The competition between mobile platforms will turn into a competition between the user experience (UX) and artificial intelligence (AI) of the virtual personal assistants (or what ever they turn out to be in the future), currently Siri from Apple, GoogleNow, and Cortana from Microsoft.
There are 1.5 billion smart phones in the world (2013). This is a huge market and potentially a huge cultural technology space, where the industry can invest their resources.
Because the problem of the AI itself is complex, not to mention combining that with UX, there is a lot of room for innovation and competitive advances. If the problem were simple, it would be more straightforward to predict the disruptions of who-what-where. But it's not. It's ill-defined and there is no culture for the UX and non-discovered things in general. More insight could be created with a little bit of work, though. Pay me, and I will do it ;)
The article is great starter for someone, who wants to take an antropological approach to the understanding of digital personal assistants. Here's my favorite quotes from the article:
"We need to make sure that the voice actually has human sounding phrases to say."
Privacy creates trust.
People need to understand, how the PA works, so they can trust it more.
Cortana will "make inferences about you based on the information you tell her."
"She works for you, so you can take that and say that’s wrong, and ‘why would you assume that I like this particular restaurant?’ And she’ll say ‘well because I observed this particular behavior about you.’ And if you say ‘well that’s not correct,’ she’ll respond ‘okay got it.’"
"We asked them [the human personal assistants] tell us about the relationship with the person [he or she] worked for. We said, tell me the types of things you do for them. Tell me how much they have to ask you to do things for you versus how proactive you are. That’s where we got a lot of insight."
"We focus a little bit more on contextual triggers that we think people will actually understand. We always talk about 3 triggers—we talk about time, we talk about location and we talk about people. Those are the triggers people get. Let’s just focus on a set of things that are going to be of high utility and limit the number of triggers so that people can understand what the system is capable of."

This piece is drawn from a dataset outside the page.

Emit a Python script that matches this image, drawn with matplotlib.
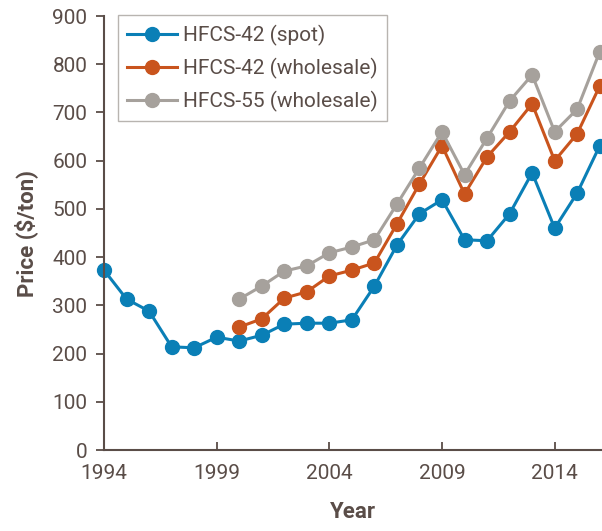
import matplotlib.pyplot as plt

# 数据：年份与价格（$/ton）
years_spot = list(range(1994, 2017))
spot = [373, 313, 288, 214, 212, 234, 226, 238, 261, 263, 263, 270, 340,
        425, 490, 519, 436, 434, 490, 575, 460, 533, 631]
years_whole = list(range(2000, 2017))
whole42 = [255, 272, 315, 328, 361, 373, 388, 469, 552, 631, 531, 608,
           660, 718, 600, 656, 755]
whole55 = [313, 340, 371, 382, 409, 421, 436, 510, 585, 660, 571, 647,
           724, 778, 660, 707, 826]
xticks = [1994, 1999, 2004, 2009, 2014]
yticks = list(range(0, 1000, 100))

txt = '#5a4d48'
plt.rcParams['font.family'] = ['Roboto', 'DejaVu Sans']

fig = plt.figure(figsize=(6.02, 5.31), dpi=100)
ax = fig.add_axes([0.1728, 0.1525, 0.8272, 0.8173])

style = dict(marker='o', markersize=10, linewidth=2.2)
ax.plot(years_spot, spot, color='#0a7fb6', label='HFCS-42 (spot)', **style)
ax.plot(years_whole, whole42, color='#c9541d', label='HFCS-42 (wholesale)', **style)
ax.plot(years_whole, whole55, color='#a6a19c', label='HFCS-55 (wholesale)', **style)

ax.set_xlim(1994, 2016.1)
ax.set_ylim(0, 900)
ax.set_xticks(xticks)
ax.set_yticks(yticks)
ax.tick_params(axis='y', direction='out', length=6, width=1.3, colors=txt,
               labelsize=15, pad=6)
ax.tick_params(axis='x', direction='in', length=6, width=1.3, colors=txt,
               labelsize=15, pad=10)
for s in ['top', 'right']:
    ax.spines[s].set_visible(False)
for s in ['left', 'bottom']:
    ax.spines[s].set_color(txt)
    ax.spines[s].set_linewidth(1.5)
for l in ax.lines:
    l.set_clip_on(False)

ax.set_xlabel('Year', fontsize=16, fontweight='bold', color=txt, labelpad=13)
ax.set_ylabel('Price ($/ton)', fontsize=16, fontweight='bold', color=txt,
              labelpad=10)

leg = ax.legend(loc='upper left', bbox_to_anchor=(0.028, 1.002), fontsize=15,
                frameon=True, fancybox=False, handlelength=2.4,
                borderpad=0.45, labelspacing=0.57, handletextpad=0.25,
                borderaxespad=0)
leg.get_frame().set_edgecolor('#a6a19c')
leg.get_frame().set_linewidth(1)
for t in leg.get_texts():
    t.set_color(txt)

fig.savefig('out.png', dpi=100)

"For us is a notion of personality. When we look at Google, they’ve made some pretty clear decisions. It’s about getting you quickly and efficiently to Google’s services. It’s not about personality. There’s just something really delightful that makes people smile about having an anthropomorphic personality inside this assistant. We studied this a lot and looked at people’s reaction in labs; it just makes people smile. It also opens up this type of trust relationship we talk a lot about."